Making Nanoparticles Mega: Scaling-up the Synthesis of Gold Nanoparticle-Wool Fibre Composites

T.W. Nilsson, J.H. Johnston
Victoria University of Wellington and the MacDiarmid Institute of Advanced Materials, NZ

Keywords: gold nanoparticles, wool, scale-up, dyeing, commercialisation

Summary:

Gold nanoparticles exhibit intense surface plasmon resonances in the visible region of light. This property allows them to be employed as stable colourants for fine New Zealand wool fibres. A novel proprietary approach for the synthesis of gold nanoparticle-wool fibre composites has been developed by Professor James H Johnston and Dr Kerstin A Lucas from Victoria University of Wellington and Noble Bond Ltd. These nanocomposites are being fabricated into luxury garments, apparel, textiles and carpets for international markets. Commercialisation of the nanocomposites necessarily required scaling-up their synthesis from the laboratory-scale to the kilogram-scale. Significant issues arise when large volumes of gold colloids are synthesised, as uniform heating and mixing is difficult to achieve.

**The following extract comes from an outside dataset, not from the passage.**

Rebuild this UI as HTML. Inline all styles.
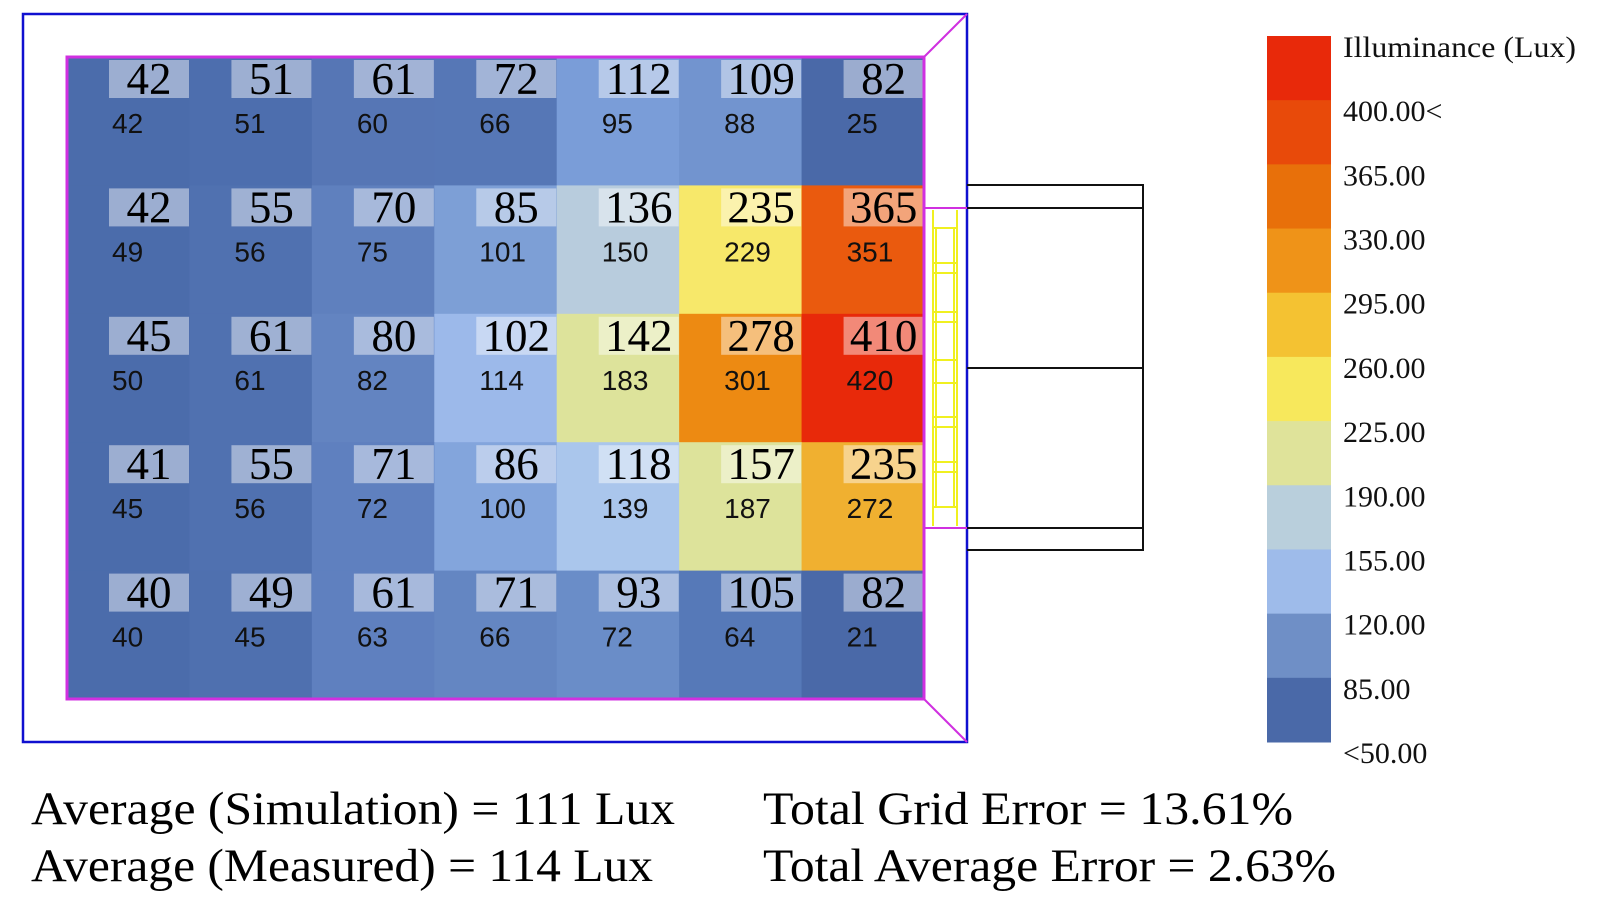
<!DOCTYPE html>
<html><head><meta charset="utf-8"><style>
html,body{margin:0;padding:0;background:#fff;width:1600px;height:900px;overflow:hidden}
svg{display:block}
.big{font-family:"Liberation Serif",serif;font-size:45px;fill:#000}
.sm{font-family:"Liberation Sans",sans-serif;font-size:28px;fill:#111}
.lg{font-family:"Liberation Serif",serif;font-size:30px;fill:#111}
.bt{font-family:"Liberation Serif",serif;font-size:47px;fill:#000}
</style></head><body>
<svg width="1600" height="900" viewBox="0 0 1600 900" xmlns="http://www.w3.org/2000/svg">
<defs><clipPath id="gc"><rect x="67" y="57" width="857" height="642"/></clipPath></defs>
<g id="cells" clip-path="url(#gc)"></g>
<rect x="67" y="57" width="857" height="642" fill="none" stroke="#d030e0" stroke-width="3"/>
<rect x="23" y="14" width="944" height="728" fill="none" stroke="#1010d0" stroke-width="2.5"/>
<line x1="924" y1="57" x2="967" y2="14" stroke="#d030e0" stroke-width="2"/>
<line x1="924" y1="699" x2="967" y2="742" stroke="#d030e0" stroke-width="2"/>
<line x1="924" y1="208" x2="967" y2="208" stroke="#d030e0" stroke-width="2"/>
<line x1="924" y1="528" x2="967" y2="528" stroke="#d030e0" stroke-width="2"/>
<g stroke="#f0f020" stroke-width="2" fill="none">
<line x1="933" y1="210" x2="933" y2="526"/><line x1="957" y1="210" x2="957" y2="526"/>
<line x1="936" y1="228" x2="936" y2="507"/><line x1="954" y1="228" x2="954" y2="507"/>
<line x1="933" y1="228" x2="957" y2="228"/><line x1="933" y1="263" x2="957" y2="263"/>
<line x1="933" y1="273" x2="957" y2="273"/><line x1="933" y1="312" x2="957" y2="312"/>
<line x1="933" y1="322" x2="957" y2="322"/><line x1="933" y1="360" x2="957" y2="360"/>
<line x1="933" y1="383" x2="957" y2="383"/><line x1="933" y1="417" x2="957" y2="417"/>
<line x1="933" y1="427" x2="957" y2="427"/><line x1="933" y1="462" x2="957" y2="462"/>
<line x1="933" y1="472" x2="957" y2="472"/><line x1="933" y1="507" x2="957" y2="507"/>
</g>
<g stroke="#111" stroke-width="2" fill="none">
<polyline points="967,185 1143,185 1143,550 967,550"/>
<line x1="967" y1="208" x2="1143" y2="208"/>
<line x1="967" y1="368" x2="1143" y2="368"/>
<line x1="967" y1="528" x2="1143" y2="528"/>
</g>
<g id="bar"></g>
<text class="lg" x="1343" y="57" textLength="233" lengthAdjust="spacingAndGlyphs">Illuminance (Lux)</text>
<g id="lbl"></g>
<text class="bt" x="31" y="824" textLength="644" lengthAdjust="spacingAndGlyphs">Average (Simulation) = 111 Lux</text>
<text class="bt" x="31" y="881" textLength="622" lengthAdjust="spacingAndGlyphs">Average (Measured) = 114 Lux</text>
<text class="bt" x="763" y="824" textLength="530" lengthAdjust="spacingAndGlyphs">Total Grid Error = 13.61%</text>
<text class="bt" x="763" y="881" textLength="573" lengthAdjust="spacingAndGlyphs">Total Average Error = 2.63%</text>
</svg>
<script>
var NS="http://www.w3.org/2000/svg";
function el(p,t,a,txt){var e=document.createElementNS(NS,t);for(var k in a)e.setAttribute(k,a[k]);if(txt!=null)e.textContent=txt;p.appendChild(e);return e;}
var cols=[["#4b6cab","#4d6eae","#5676b5","#5677b6","#7a9dd8","#7294cf","#4a69a8"],
["#4b6cab","#5071b0","#5f80be","#7d9fd6","#b8ccdd","#f7e86a","#ea5a0e"],
["#4b6cab","#5071b0","#6384c1","#9cb9ea","#dde39b","#ed8a12","#e8290a"],
["#4b6cab","#5071b0","#5f80bf","#83a5dc","#aac6ec","#dde39b","#f0b030"],
["#4b6cab","#4f70af","#5f80bf","#6486c2","#6a8dc8","#5679b8","#4a69a8"]];
var big=[[42,51,61,72,112,109,82],[42,55,70,85,136,235,365],[45,61,80,102,142,278,410],[41,55,71,86,118,157,235],[40,49,61,71,93,105,82]];
var sm=[[42,51,60,66,95,88,25],[49,56,75,101,150,229,351],[50,61,82,114,183,301,420],[45,56,72,100,139,187,272],[40,45,63,66,72,64,21]];
var g=document.getElementById("cells");
var cw=857/7,rh=642/5;
for(var r=0;r<5;r++)for(var c=0;c<7;c++){
 var x=67+c*cw,y=57+r*rh;
 el(g,"rect",{x:x,y:y,width:cw+0.5,height:rh+0.5,fill:cols[r][c]});
 el(g,"rect",{x:x+42,y:y+3,width:80,height:38,fill:"rgba(255,255,255,0.45)"});
 el(g,"text",{"class":"big",x:x+82,y:y+37,"text-anchor":"middle"},big[r][c]);
 el(g,"text",{"class":"sm",x:x+45,y:y+76},sm[r][c]);
}
var bc=["#e8290a","#e84a0a","#e8700a","#ef9318","#f4c232","#f7e85c","#dfe39a","#b9cfdc","#9ebbea","#6f8fc6","#4a69a8"];
var b=document.getElementById("bar"),bh=706/11;
for(var i=0;i<11;i++)el(b,"rect",{x:1267,y:36+i*bh,width:64,height:bh+0.5,fill:bc[i]});
var L=["400.00<","365.00","330.00","295.00","260.00","225.00","190.00","155.00","120.00","85.00","<50.00"];
var lg=document.getElementById("lbl");
for(var i=0;i<11;i++)el(lg,"text",{"class":"lg",x:1343,y:36+(i+1)*bh+21},L[i]);
</script>
</body></html>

Additionally, uniformly colouring large wool samples is a hugely significant and recurring issue in the wool dyeing industry. Despite these difficulties, 100L gold colloids have been successfully and reproducibly synthesised, and used to uniformly colour wool fibres. Based this success, larger scale reactors have been designed and implemented. Gold colloids and nanocomposites were characterised with UV-visible spectroscopy, TEM, EDS and SEM. The presented results show that such nanomaterials can be successfully synthesised on a larger than laboratory-scale and provide insights into the scaling-up of other nanomaterials.